日本国憲法と仲小路彰
今年もまた憲法記念日がやってまいりました。昨年は施行70年ということもあり、安倍総理が大胆な改憲メッセージを出し、それが物議を醸しました(今でも侃々諤々)。
昨年は「元に戻す」のも改憲という記事を書きましたっけ。今読んでなるほどと思いました(書いたこと、考えたことも忘れていました)。
私は憲法「改訂派」であり、改訂に関する国民の議論が深まることを望んでいる立場です。そして、九条に関しては、国民投票の結果守られるだろうと予測しています。なぜなら、そこには昭和天皇の願いがこめられているからです。
現憲法がGHQによって1週間程度で作られたというのは事実です。
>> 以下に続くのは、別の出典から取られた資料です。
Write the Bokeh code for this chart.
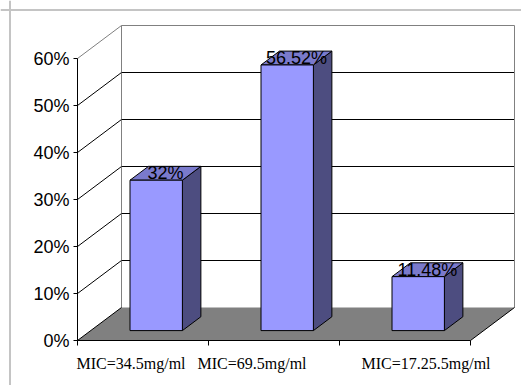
from bokeh.plotting import figure
from bokeh.models import Range1d, LinearAxis, FixedTicker, NumeralTickFormatter, Span
from bokeh.core.properties import value
from bokeh.embed import file_html
from bokeh.resources import INLINE

# ---- data ----
categories = ["MIC=34.5mg/ml", "MIC=69.5mg/ml", "MIC=17.25.5mg/ml"]
values = [0.32, 0.5652, 0.1148]
value_labels = ["32%", "56.52%", "11.48%"]
y_ticks = [0.0, 0.1, 0.2, 0.3, 0.4, 0.5, 0.6]

# ---- layout / style ----
W, H = 521, 385
X0_PX = 77          # canvas px of category axis origin
CAT_PX = 131        # px per category
Y0_PX = 340         # canvas px (from top) of value 0
UNIT_PX = 470       # px per 1.0 of value
DX = 44 / CAT_PX    # depth offset, x (category units)
DY = 33 / UNIT_PX   # depth offset, y (value units)
BAR_HALF = 0.2
D_FRONT, D_BACK = 0.30, 0.72
cat_label_dx = [-12, -22, 21]  # px offsets of category labels
BORDER_PX = 9.5
FRONT, TOP, SIDE = "#9999FF", "#7A7ACC", "#4D4D80"
FLOOR = "#808080"
WALL_EDGE = "#808080"

ncat = len(categories)
ymax = y_ticks[-1]

p = figure(width=W, height=H,
           x_range=Range1d(-X0_PX / CAT_PX, (W - X0_PX) / CAT_PX),
           y_range=Range1d(-(H - Y0_PX) / UNIT_PX, Y0_PX / UNIT_PX),
           output_backend="svg", toolbar_location=None,
           x_axis_type=None, y_axis_type=None, min_border=0)
p.outline_line_color = None
p.background_fill_color = "white"
p.border_fill_color = "white"

# outer chart border (left & top visible)
p.add_layout(Span(location=(BORDER_PX - X0_PX) / CAT_PX, dimension="height",
                  line_color="#c4c4c4", line_width=2))
p.add_layout(Span(location=(Y0_PX - BORDER_PX) / UNIT_PX, dimension="width",
                  line_color="#c4c4c4", line_width=2))

# back wall gridlines
inner = [t for t in y_ticks if 0 < t < ymax]
p.segment(x0=[DX] * len(inner), y0=[t + DY for t in inner],
          x1=[ncat + DX] * len(inner), y1=[t + DY for t in inner],
          line_color="black", line_width=1)
# back wall border
p.line(x=[DX, DX, ncat + DX, ncat + DX], y=[DY, ymax + DY, ymax + DY, DY],
       line_color=WALL_EDGE, line_width=1)

# floor
p.patch(x=[0, ncat, ncat + DX, DX], y=[0, 0, DY, DY],
        fill_color=FLOOR, line_color=None)
p.segment(x0=[ncat], y0=[0], x1=[ncat + DX], y1=[DY], line_color="black", line_width=1)

# side wall diagonals
low = [t for t in y_ticks if t < ymax]
p.segment(x0=[0] * len(low), y0=low, x1=[DX] * len(low), y1=[t + DY for t in low],
          line_color="black", line_width=1)
p.segment(x0=[0], y0=[ymax], x1=[DX], y1=[ymax + DY], line_color=WALL_EDGE, line_width=1)

# bars
side_xs, side_ys, top_xs, top_ys = [], [], [], []
fl, fr, fb, ft, lx, ly = [], [], [], [], [], []
for i, v in enumerate(values):
    c = i + 0.5
    xlf = c - BAR_HALF + D_FRONT * DX
    xrf = c + BAR_HALF + D_FRONT * DX
    xlb = c - BAR_HALF + D_BACK * DX
    xrb = c + BAR_HALF + D_BACK * DX
    ybf = D_FRONT * DY
    ytf = v + D_FRONT * DY
    ybb = D_BACK * DY
    ytb = v + D_BACK * DY
    side_xs.append([xrf, xrf, xrb, xrb]); side_ys.append([ybf, ytf, ytb, ybb])
    top_xs.append([xlf, xrf, xrb, xlb]); top_ys.append([ytf, ytf, ytb, ytb])
    fl.append(xlf); fr.append(xrf); fb.append(ybf); ft.append(ytf)
    lx.append(c + (D_FRONT + D_BACK) / 2 * DX)
    ly.append(v + (D_FRONT + D_BACK) / 2 * DY)

p.patches(xs=side_xs, ys=side_ys, fill_color=SIDE, line_color="black", line_width=1)
p.patches(xs=top_xs, ys=top_ys, fill_color=TOP, line_color="black", line_width=1)
p.quad(left=fl, right=fr, bottom=fb, top=ft, fill_color=FRONT, line_color="black", line_width=1)

# value labels
p.text(x=lx, y=ly, text=value_labels, text_align="center", text_baseline="alphabetic",
       text_font=value("Liberation Sans"), text_font_size="18px", text_color="black")

# axes
yaxis = LinearAxis(fixed_location=0, bounds=(0, ymax), ticker=FixedTicker(ticks=y_ticks),
                   formatter=NumeralTickFormatter(format="0%"))
yaxis.major_tick_out = 4
yaxis.major_tick_in = 0
yaxis.minor_tick_out = 0
yaxis.minor_tick_in = 0
yaxis.major_label_standoff = 4
yaxis.major_label_text_font = "Liberation Sans"
yaxis.major_label_text_font_size = "18px"
yaxis.major_label_text_color = "black"
yaxis.axis_line_color = "black"
yaxis.major_tick_line_color = "black"
p.add_layout(yaxis, "left")

xaxis = LinearAxis(fixed_location=0, bounds=(0, ncat),
                   ticker=FixedTicker(ticks=list(range(ncat + 1))),
                   major_label_overrides={k: "" for k in range(ncat + 1)})
xaxis.major_tick_out = 5
xaxis.major_tick_in = 0
xaxis.minor_tick_out = 0
xaxis.minor_tick_in = 0
xaxis.axis_line_color = "black"
xaxis.major_tick_line_color = "black"
p.add_layout(xaxis, "below")

# category labels
cx = [i + 0.5 for i in range(ncat)]
p.text(x=cx, y=[0] * ncat, text=categories, x_offset=cat_label_dx, y_offset=23,
       text_align="center", text_baseline="alphabetic",
       text_font=value("Liberation Serif"), text_font_size="16px", text_color="black")

open("out.html", "w").write(file_html(p, INLINE))
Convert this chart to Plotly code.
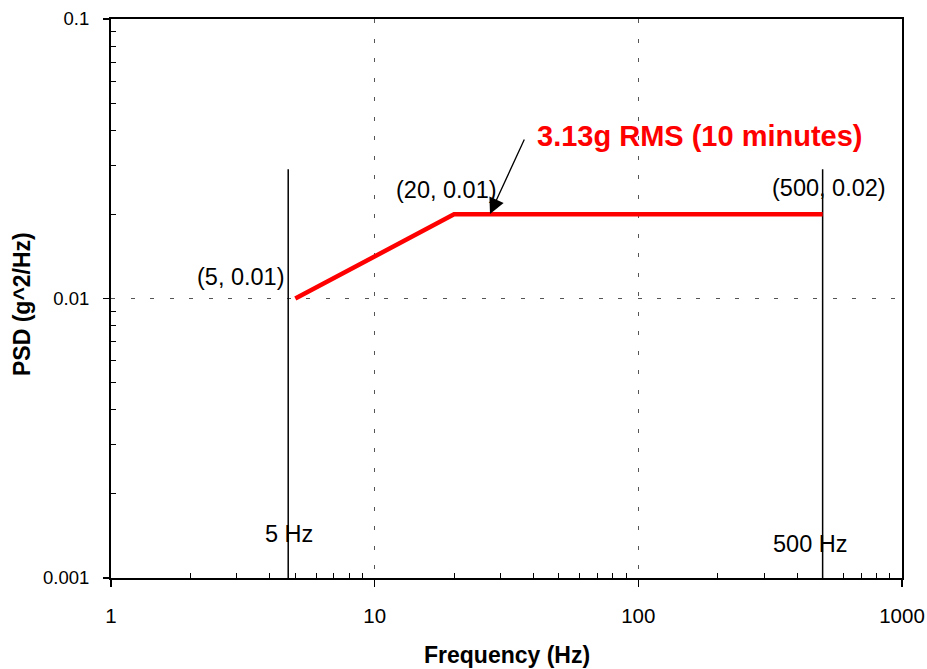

そして最近では、「天皇の命」と引き換えに、日本側に「無条件降伏」を迫った、すなわちそのまま草案を受け入れさせたということが分かってきています。
それをもってますます、「アメリカに押し付けられた憲法だ。自主憲法制定を!」という声が高まってきているようにも感じます。
しかし、ここで考え方を変えてみますと、現憲法はまさに「天皇が命をかけて受け入れた」とも言えるわけで、それを破棄せよというのは、いささか乱暴に過ぎるようにも思えてきます。
日本国憲法成立に至る、こうした日米の裏側の取り引きについて、かの仲小路彰は逐一報告を受けていたようです。
そして、「天皇の命と引き換え」という意味をよく理解し、次のように語ったと言われています。
当時GHQ案の内容を伝聞した仲小路彰は、天皇を日本国民統合の「シンボル」とすることについて歴史的に見る天皇制度の実態に最も近いものだと指摘しており、「戦争放棄」についても、終戦時の『我等斯ク信ズ』で「今日ノ陸海軍ハ既ニ余リニモ旧弊ニシテ…大軍縮軍備撤廃ヲ為スモ何等恐レ忌ムベキコトニアラズ」と断言しており、積極的に賛成であった。(春日井邦夫「情報と謀略 下」より)
のちに、1953年、憲法改正論議が高まってきたころには、九条の基本は護持の方向、一条においては天皇を元首とすべきだという意見を述べています。
特に「それ(平和憲法)は日本の進むべき方向を明示した、むしろ、未来への宣言として考えられるべきものであり、近代国家概念をこえた次の時代に導く最も象徴的、哲学的な最高の理想というべきである。そこには改正されるべきなにものもないであろう」と述べていることは注目に値します。
仲小路彰の天皇論は非常に高次元です。その上で、天皇が地球平和に果たす未来的な意義を主張しており、憲法改正論議がどの時代においても現在の現実論にとどまっていることを憂えています。
そういう意味で、私も「元に戻す」のも改憲と言っているのです。
万が一有事の際には、近代成文憲法(いわゆるコト)なんていう次元をはるかに超えたモノが発動するでしょう。その時にはきっと改憲派も護憲派も納得せざるを得なくなると思いますよ。